Copy each line of the entries beneath that contains the word "matplotlib".

• RAW RECORDS:
=-=-=

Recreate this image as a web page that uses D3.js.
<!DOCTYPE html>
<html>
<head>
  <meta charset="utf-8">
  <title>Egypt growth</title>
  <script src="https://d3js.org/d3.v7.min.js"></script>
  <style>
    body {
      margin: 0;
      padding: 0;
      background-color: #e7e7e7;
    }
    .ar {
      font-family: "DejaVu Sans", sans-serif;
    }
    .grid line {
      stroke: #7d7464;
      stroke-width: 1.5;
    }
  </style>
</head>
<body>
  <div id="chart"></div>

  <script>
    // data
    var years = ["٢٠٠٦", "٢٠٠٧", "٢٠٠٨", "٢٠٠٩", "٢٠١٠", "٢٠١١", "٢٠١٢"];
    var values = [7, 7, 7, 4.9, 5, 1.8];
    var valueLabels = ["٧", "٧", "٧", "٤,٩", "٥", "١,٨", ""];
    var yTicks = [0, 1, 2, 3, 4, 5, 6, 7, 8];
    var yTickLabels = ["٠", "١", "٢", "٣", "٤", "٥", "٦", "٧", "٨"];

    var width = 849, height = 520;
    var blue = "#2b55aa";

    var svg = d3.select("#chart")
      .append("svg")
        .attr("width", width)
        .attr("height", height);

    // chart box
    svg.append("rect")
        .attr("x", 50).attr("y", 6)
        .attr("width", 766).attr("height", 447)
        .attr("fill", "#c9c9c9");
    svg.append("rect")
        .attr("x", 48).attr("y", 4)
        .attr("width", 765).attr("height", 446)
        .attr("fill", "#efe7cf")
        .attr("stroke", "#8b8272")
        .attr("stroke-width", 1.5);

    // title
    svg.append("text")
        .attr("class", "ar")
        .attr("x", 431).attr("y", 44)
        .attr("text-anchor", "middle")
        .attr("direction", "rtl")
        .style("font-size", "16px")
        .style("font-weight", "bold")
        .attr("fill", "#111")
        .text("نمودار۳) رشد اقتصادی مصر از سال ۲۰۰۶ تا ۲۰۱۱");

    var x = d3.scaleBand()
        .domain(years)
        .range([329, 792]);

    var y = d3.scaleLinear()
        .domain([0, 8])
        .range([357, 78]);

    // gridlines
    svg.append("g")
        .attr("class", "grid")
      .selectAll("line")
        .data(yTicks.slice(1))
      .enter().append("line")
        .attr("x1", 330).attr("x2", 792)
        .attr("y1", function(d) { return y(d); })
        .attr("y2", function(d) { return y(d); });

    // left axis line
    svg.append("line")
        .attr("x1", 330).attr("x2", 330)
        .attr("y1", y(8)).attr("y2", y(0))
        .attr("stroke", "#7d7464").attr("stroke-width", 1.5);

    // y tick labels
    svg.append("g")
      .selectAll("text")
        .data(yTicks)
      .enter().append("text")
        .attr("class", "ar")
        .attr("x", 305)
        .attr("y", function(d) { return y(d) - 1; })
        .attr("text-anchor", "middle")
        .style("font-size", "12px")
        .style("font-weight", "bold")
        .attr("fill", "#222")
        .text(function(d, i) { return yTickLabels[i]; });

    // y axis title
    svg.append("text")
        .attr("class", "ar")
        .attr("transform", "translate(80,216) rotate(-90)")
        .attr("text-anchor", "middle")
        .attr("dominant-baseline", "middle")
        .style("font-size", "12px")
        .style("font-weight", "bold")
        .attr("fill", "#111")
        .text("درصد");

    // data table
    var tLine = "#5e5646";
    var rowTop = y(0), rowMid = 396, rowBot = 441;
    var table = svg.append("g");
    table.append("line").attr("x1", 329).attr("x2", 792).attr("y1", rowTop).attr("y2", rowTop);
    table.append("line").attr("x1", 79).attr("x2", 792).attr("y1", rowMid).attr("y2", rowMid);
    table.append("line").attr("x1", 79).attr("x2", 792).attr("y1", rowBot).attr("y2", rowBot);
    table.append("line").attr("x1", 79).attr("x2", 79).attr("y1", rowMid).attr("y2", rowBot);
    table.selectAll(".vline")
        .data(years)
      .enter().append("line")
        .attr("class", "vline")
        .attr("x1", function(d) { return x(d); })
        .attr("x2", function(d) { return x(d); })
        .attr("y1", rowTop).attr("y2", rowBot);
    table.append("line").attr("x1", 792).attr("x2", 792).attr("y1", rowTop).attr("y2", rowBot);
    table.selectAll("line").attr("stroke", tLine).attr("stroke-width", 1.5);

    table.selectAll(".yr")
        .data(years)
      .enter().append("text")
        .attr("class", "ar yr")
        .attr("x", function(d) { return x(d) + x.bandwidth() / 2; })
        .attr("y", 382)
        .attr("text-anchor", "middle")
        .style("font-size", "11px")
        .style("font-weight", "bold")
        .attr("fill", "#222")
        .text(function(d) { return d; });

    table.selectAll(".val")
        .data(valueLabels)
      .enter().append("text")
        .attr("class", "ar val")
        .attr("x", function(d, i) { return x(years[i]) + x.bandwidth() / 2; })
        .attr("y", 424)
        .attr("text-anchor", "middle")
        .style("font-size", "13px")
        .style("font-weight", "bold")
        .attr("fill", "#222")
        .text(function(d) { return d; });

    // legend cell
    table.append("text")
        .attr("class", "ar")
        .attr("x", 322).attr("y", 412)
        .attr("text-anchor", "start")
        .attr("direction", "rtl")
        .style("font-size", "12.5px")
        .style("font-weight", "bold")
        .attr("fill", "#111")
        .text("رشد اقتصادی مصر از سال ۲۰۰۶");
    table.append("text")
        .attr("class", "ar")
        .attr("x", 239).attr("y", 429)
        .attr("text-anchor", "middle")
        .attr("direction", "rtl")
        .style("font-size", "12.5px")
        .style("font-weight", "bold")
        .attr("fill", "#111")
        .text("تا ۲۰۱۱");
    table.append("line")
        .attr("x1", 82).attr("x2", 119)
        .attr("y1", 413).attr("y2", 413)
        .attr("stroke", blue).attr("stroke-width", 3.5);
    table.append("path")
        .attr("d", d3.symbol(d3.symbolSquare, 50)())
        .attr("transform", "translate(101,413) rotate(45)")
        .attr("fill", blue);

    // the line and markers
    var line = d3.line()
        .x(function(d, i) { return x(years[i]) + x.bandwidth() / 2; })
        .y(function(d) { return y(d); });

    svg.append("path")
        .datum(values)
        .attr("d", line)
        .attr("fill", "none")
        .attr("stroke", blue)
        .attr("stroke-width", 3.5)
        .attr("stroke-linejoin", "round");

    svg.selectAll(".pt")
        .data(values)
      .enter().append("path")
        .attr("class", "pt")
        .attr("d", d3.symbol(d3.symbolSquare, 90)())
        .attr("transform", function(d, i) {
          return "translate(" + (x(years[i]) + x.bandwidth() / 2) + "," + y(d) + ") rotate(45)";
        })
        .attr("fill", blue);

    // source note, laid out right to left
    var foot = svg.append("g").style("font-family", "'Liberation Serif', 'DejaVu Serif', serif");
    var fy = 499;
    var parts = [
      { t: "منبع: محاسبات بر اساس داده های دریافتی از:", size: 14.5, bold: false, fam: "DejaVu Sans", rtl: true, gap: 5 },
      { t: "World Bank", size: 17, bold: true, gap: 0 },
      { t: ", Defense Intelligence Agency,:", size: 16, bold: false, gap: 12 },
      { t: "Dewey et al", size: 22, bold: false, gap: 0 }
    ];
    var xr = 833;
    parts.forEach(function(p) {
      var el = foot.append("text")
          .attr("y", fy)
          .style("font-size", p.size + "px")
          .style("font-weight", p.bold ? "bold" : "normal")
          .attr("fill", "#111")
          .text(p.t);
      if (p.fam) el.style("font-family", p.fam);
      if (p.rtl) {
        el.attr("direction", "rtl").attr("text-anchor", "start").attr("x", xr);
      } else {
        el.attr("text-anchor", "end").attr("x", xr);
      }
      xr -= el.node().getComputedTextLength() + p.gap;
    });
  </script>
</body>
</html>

=-=-=

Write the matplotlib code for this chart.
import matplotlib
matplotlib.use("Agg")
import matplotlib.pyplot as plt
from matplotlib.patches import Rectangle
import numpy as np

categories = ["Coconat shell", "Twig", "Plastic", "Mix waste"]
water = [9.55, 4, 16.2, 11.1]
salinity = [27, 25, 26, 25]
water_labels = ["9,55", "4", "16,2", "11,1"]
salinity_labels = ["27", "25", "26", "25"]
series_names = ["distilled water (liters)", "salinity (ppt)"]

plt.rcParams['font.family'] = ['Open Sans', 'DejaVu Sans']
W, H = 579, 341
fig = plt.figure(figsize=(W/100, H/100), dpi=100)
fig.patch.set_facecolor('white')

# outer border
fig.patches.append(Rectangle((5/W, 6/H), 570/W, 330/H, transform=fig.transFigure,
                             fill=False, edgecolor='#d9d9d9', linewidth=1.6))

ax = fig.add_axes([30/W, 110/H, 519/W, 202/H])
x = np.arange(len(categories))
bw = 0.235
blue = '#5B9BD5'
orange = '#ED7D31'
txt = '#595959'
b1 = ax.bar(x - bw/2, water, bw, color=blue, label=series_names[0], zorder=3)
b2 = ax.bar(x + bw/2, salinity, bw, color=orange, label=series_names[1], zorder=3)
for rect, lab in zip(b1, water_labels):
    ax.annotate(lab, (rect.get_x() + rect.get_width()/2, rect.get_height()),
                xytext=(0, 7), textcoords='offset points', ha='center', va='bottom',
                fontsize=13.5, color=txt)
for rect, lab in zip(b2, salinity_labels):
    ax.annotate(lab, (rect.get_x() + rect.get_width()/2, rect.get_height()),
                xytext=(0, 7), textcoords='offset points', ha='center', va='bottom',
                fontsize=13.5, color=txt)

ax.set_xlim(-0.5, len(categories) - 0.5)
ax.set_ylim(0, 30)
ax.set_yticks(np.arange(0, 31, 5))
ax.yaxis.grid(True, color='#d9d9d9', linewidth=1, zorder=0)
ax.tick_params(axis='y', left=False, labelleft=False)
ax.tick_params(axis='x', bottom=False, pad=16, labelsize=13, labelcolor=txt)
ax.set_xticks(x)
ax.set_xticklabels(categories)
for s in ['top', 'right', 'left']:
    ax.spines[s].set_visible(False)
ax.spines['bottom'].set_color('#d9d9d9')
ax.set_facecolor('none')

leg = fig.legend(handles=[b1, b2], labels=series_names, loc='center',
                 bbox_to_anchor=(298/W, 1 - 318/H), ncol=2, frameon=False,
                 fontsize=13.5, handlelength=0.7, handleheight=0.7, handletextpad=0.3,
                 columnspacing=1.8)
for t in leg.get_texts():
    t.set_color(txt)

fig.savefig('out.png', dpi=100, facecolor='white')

=-=-=

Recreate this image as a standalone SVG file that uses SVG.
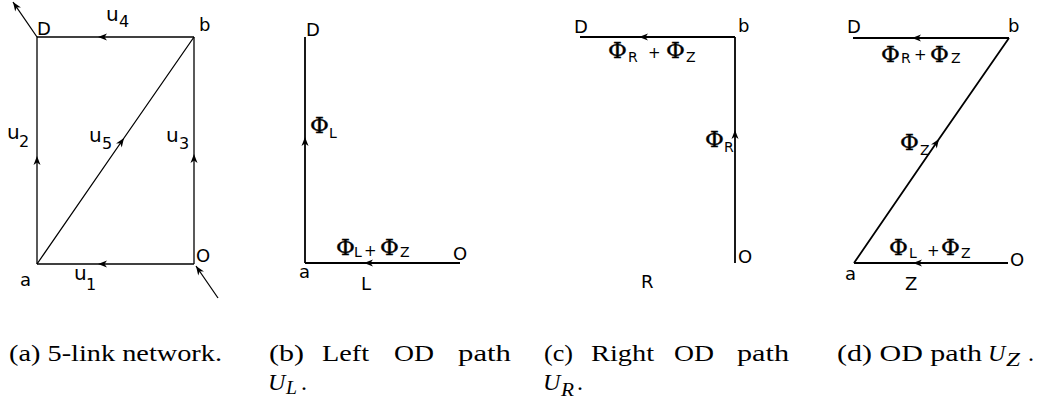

=-=-=

• SOLUTION FOR THIS TASK:
Write the matplotlib code for this chart.
import matplotlib
matplotlib.use("Agg")
import matplotlib.pyplot as plt
from matplotlib.patches import Rectangle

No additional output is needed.